Aufgrund der Ablehnung eines weiteren Einsatzes der Klägerin bei dem Kunden und fehlenden sonstigen Einsatzmöglichkeiten bis zum 2. April 2018 kündigte die Beklagte der Klägerin betriebsbedingt mit Wirkung zum 31. Dezember 2017. Zeitgleich bot die Beklagte der Klägerin die Neueinstellung ab dem 2. April 2018 zu denselben Bedingungen (inkl. Einsatz bei demselben Kunden) an.
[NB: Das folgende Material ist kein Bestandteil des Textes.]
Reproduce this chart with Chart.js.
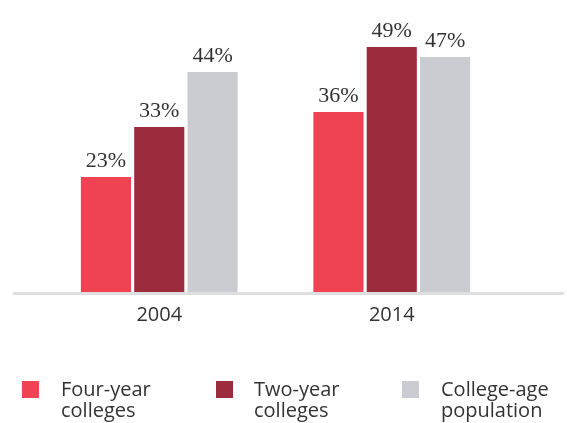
<!DOCTYPE html>
<html>
<head>
<meta charset="utf-8">
<script src="https://cdn.jsdelivr.net/npm/chart.js@4/dist/chart.umd.min.js"></script>
<style>
  html, body { margin: 0; padding: 0; background: #ffffff; }
  #wrap { width: 567px; height: 423px; }
</style>
</head>
<body>
<div id="wrap"><canvas id="c" width="567" height="423"></canvas></div>
<script>
const categories = ['2004', '2014'];
const fourYear = [23, 36];
const twoYear = [33, 49];
const collegeAge = [44, 47];
const legendLines = [['Four-year', 'colleges'], ['Two-year', 'colleges'], ['College-age', 'population']];
const seriesColors = ['#EF4252', '#9C2B3D', '#CBCCD1'];

const valueLabels = {
  id: 'valueLabels',
  afterDatasetsDraw(chart) {
    const ctx = chart.ctx;
    ctx.save();
    ctx.font = '22px "Liberation Serif", "Times New Roman", serif';
    ctx.fillStyle = '#333333';
    ctx.textAlign = 'center';
    ctx.textBaseline = 'alphabetic';
    chart.data.datasets.forEach((ds, i) => {
      const meta = chart.getDatasetMeta(i);
      meta.data.forEach((el, j) => {
        ctx.fillText(ds.data[j] + '%', el.x, el.y - 10.5);
      });
    });
    ctx.restore();
  }
};

const baseLine = {
  id: 'baseLine',
  afterDatasetsDraw(chart) {
    const ctx = chart.ctx;
    const y = chart.scales.y.getPixelForValue(0);
    ctx.save();
    ctx.fillStyle = '#DEDEDE';
    ctx.fillRect(13, y, 551, 3);
    ctx.restore();
  }
};

const customLegend = {
  id: 'customLegend',
  afterDraw(chart) {
    const ctx = chart.ctx;
    const boxX = [22, 216, 402];
    const textX = [61, 254, 441];
    ctx.save();
    chart.data.datasets.forEach((ds, i) => {
      ctx.fillStyle = ds.backgroundColor;
      ctx.fillRect(boxX[i], 381, 17, 17);
      ctx.fillStyle = '#333333';
      ctx.font = '20px "Open Sans", sans-serif';
      ctx.textAlign = 'left';
      ctx.textBaseline = 'alphabetic';
      legendLines[i].forEach((line, k) => {
        ctx.fillText(line, textX[i], 396 + k * 21);
      });
    });
    ctx.restore();
  }
};

new Chart(document.getElementById('c'), {
  type: 'bar',
  data: {
    labels: categories,
    datasets: [
      { label: legendLines[0].join(' '), data: fourYear, backgroundColor: seriesColors[0] },
      { label: legendLines[1].join(' '), data: twoYear, backgroundColor: seriesColors[1] },
      { label: legendLines[2].join(' '), data: collegeAge, backgroundColor: seriesColors[2] }
    ]
  },
  options: {
    responsive: false,
    devicePixelRatio: 1,
    animation: false,
    layout: { padding: { top: 12, left: 43, right: 59, bottom: 91 } },
    datasets: { bar: { barPercentage: 0.94, categoryPercentage: 0.688, borderWidth: 0 } },
    plugins: { legend: { display: false }, tooltip: { enabled: false } },
    scales: {
      x: {
        grid: { display: false },
        border: { display: false },
        ticks: { color: '#333333', font: { family: '"Open Sans", sans-serif', size: 20 }, padding: 3 },
        afterFit(scale) { scale.height = 40; }
      },
      y: {
        display: false,
        min: 0,
        max: 56
      }
    }
  },
  plugins: [valueLabels, baseLine, customLegend]
});
</script>
</body>
</html>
Lediglich kurzfristige Auftragslücken nicht geeignet, um betriebsbedingte Kündigung zu rechtfertigen

Das ArbG Mönchengladbach erklärte die Kündigung für unwirksam. Bei einem Leiharbeitsverhältnis liege im Fall kurzfristiger Auftragslücken kein Grund für eine betriebsbedingte Kündigung vor. Erforderlich sei vielmehr ein „dauerhafter“ Wegfall der Beschäftigungsmöglichkeit. Die notwendige „Dauerhaftigkeit“ sei aber erst nach einer Wartezeit von über 3 Monaten gegeben. Da hier der Beschäftigungsbedarf beim Entleiher jedoch tatsächlich gar nicht entfallen war – was durch das Neueinstellungsangebot ab dem 2. April 2018 belegt wurde – und die „Dreimonatsfrist“ nur um einen Tag überschritten werde, sei das Merkmal „auf Dauer“ nicht erfüllt.
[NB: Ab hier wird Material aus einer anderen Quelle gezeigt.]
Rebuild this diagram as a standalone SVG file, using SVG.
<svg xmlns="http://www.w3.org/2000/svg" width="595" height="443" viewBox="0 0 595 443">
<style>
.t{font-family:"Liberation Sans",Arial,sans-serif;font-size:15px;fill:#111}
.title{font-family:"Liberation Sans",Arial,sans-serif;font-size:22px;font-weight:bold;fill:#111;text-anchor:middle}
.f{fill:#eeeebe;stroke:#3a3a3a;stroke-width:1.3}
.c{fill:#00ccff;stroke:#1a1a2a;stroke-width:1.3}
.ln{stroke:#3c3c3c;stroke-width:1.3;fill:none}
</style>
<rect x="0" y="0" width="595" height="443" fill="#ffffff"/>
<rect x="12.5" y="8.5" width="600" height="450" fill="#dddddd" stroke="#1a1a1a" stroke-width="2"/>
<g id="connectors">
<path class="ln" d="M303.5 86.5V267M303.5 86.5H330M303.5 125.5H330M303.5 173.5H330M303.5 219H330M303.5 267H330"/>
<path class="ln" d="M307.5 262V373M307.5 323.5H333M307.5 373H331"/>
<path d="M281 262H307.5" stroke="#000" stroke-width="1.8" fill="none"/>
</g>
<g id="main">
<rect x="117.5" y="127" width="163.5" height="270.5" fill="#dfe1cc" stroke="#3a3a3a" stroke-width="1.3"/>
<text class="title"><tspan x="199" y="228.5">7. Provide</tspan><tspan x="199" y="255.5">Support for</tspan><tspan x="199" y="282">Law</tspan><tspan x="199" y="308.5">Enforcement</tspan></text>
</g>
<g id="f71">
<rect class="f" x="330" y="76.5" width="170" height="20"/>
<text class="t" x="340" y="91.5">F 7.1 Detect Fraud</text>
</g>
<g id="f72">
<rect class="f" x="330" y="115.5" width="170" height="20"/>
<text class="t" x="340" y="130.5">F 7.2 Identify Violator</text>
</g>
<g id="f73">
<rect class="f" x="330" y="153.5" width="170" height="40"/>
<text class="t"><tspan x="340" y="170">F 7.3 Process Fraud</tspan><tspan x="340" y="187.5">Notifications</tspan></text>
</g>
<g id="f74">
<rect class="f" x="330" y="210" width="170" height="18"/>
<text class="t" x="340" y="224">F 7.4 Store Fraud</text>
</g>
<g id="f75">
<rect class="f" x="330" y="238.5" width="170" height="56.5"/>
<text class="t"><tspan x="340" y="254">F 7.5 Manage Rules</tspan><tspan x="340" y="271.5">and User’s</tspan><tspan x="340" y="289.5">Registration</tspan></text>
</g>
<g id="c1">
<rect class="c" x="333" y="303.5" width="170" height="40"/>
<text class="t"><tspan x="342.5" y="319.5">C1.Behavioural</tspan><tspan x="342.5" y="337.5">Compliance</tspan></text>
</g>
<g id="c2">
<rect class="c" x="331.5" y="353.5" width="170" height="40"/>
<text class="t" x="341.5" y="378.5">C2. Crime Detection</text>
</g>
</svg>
Außerdem: Kündigung wegen der Motivation des Entleihers (Umgehung von § 8 Abs. 4 AÜG) unwirksam

Zudem sei laut ArbG bei der Frage nach der Wirksamkeit einer betriebsbedingten Kündigung auch der Grund des Entleihers für die vorübergehende Ablehnung der Weiterbeschäftigung eines Leiharbeitnehmers zu berücksichtigen. Liege eine gesetzeswidrige Motivation – wie die Umgehung des Equal Pay Grundsatzes – vor, so müsse dies einer betriebsbedingten Kündigung entgegenstehen. Ansonsten würde der Leiharbeitnehmer schutzlos gestellt. Die Kündigung des Leiharbeitnehmers  verstoße gegen ein gesetzliches Verbot und Treu und Glauben (§§ 134, 242 BGB).

Das dem Verleiher damit im Endeffekt für den vorübergehenden Zeitraum der Ablehnung der Beschäftigung eines Leiharbeitnehmers durch den Entleiher das wirtschaftliche Risiko alleine aufgebürdet würde, sei nach Auffassung des Gerichts hinzunehmen.